7. In Spicer and Pegler's 'Practical Auditing ' it is pointed out that the verification of loans on security involves not only an examination of the loan account in the ledger, but also of the security lodged, in order that the auditor can satisfy himself that the loan is properly secured, and that there is a reasonable margin between the amount of the loan and the value of the security. These duties are also adverted to at length in Controller of Insurance v. H.C. Das , by the Calcutta High Court. Referring to verification of cash this Court had occasion to point out the duties of an auditor in R.C. No. 56 of 1951. We had there observed that the mere certificate from the Managing Agents that they had cash with them could not absolve an auditor from his duty to make the verification himself, and the method of verification which only consisted in accepting the report of the Managing Agents is against the accepted audit practice and principle.

8. We are in entire agreement with the observations of the Disciplinary Committee in condemning the practice which appears to exist in respect of the audit of several Nidhis, viz., the auditor not doing verification of securities himself but relying upon the verification done by special examiners appointed by the company itself. It follows that we disapprove of the conduct of the respondent auditor in certifying that he had himself not verified the securities and documents relating to the book debts but had accepted the report of the special examiners who had been appointed for the purpose by the Directors.

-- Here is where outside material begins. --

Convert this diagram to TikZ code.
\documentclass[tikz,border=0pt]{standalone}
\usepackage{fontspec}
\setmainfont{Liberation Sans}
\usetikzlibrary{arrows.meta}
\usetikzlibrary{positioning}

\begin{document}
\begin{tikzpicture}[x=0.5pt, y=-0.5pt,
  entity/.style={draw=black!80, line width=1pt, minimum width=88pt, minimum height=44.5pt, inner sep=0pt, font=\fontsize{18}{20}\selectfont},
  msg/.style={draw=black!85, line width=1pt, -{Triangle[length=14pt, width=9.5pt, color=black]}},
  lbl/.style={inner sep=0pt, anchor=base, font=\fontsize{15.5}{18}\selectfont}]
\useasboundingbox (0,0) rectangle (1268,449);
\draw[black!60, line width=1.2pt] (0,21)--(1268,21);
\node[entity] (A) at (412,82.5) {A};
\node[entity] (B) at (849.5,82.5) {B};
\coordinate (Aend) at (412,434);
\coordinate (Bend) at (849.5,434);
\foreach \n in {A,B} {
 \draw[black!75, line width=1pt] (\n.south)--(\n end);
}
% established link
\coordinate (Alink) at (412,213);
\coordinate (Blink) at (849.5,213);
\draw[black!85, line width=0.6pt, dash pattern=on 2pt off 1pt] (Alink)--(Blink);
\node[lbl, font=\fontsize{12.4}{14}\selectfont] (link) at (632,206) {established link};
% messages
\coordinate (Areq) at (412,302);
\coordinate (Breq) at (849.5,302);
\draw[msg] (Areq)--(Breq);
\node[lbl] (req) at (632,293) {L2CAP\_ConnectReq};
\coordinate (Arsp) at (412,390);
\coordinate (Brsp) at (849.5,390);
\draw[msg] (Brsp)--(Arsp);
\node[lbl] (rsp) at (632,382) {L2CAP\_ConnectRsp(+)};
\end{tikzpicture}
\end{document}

9. Obviously there is no question of mala fides in this case. There is evidence that a practice did exists in regard to some of the Nidhis at any rate of accepting the report of the special examiners. It is not suggested that there was any collusion between the auditor and the Directors of the Company. In these circumstances, apart from expressing our disapproval, we do not think that the case calls for the award of any punishment as such to the respondent auditor.